UNESCO Biosphere Reserve in Ontario, Canada

The Georgian Bay Littoral (also called the Georgian Bay Biosphere Reserve) is a UNESCO Biosphere Reserve located in Ontario, Canada. It was declared in 2004 and covers an area of about 347270 ha. It covers the Thirty Thousand Islands area in the Georgian Bay, the largest freshwater archipelago in the world.

== Geography ==
The Georgian Bay Biosphere Reserve covers the Thirty Thousand Islands area on the eastern coast of the Georgian Bay, the largest archipelago in the Great Lakes, and the world's largest freshwater archipelago. It stretches about 200 km between the Severn and the French Rivers, and along Lake Huron.

It was declared a UNESCO Biosphere Reserve in 2004 and is Canada's thirteenth such reserve. It covers an area of about 347270 ha, which includes a land area of 206288 ha and a marine area of 140981 ha.

== Ecology ==
The archipelago consists of several islands, and an extensive shoreline interspersed with several river deltas, fjords, and coves. The topography consists of sandy and rocky beaches along the coasts, along with wetlands, and vegetation inland.

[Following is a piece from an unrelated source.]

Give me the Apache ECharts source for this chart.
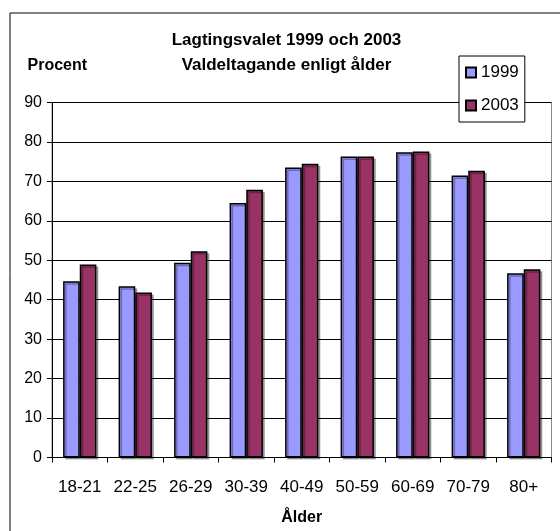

The biosphere supports extensive biota with more than 100 vulnerable species recorded in the reserve. About 840 native plant species, 34 species of amphibians and reptiles, 170 species of birds, 44 species of mammals, and 34 species of reptiles and amphibians have been recorded in the region. The vegetation consists of needle leaf trees like white spruce (Picea glauca), eastern white pine (Pinus strobus), eastern white cedar (Thuja occidentalis), and red oak (Quercus rubra). Animal species found in the region include mammals such as moose (Alces alces), American black bear (Ursus americanus), North American river otter (Lontra canadensis) and snowshoe hare (Lepus americanus), and reptiles such as eastern massasauga rattlesnake (Sistrurus catenatus) and spotted turtle (Clemmys guttata).

== Economy ==
An estimated 20,000 people live in the region, and includes several indigenous clans. The economy is mostly dependent on agriculture and tourism.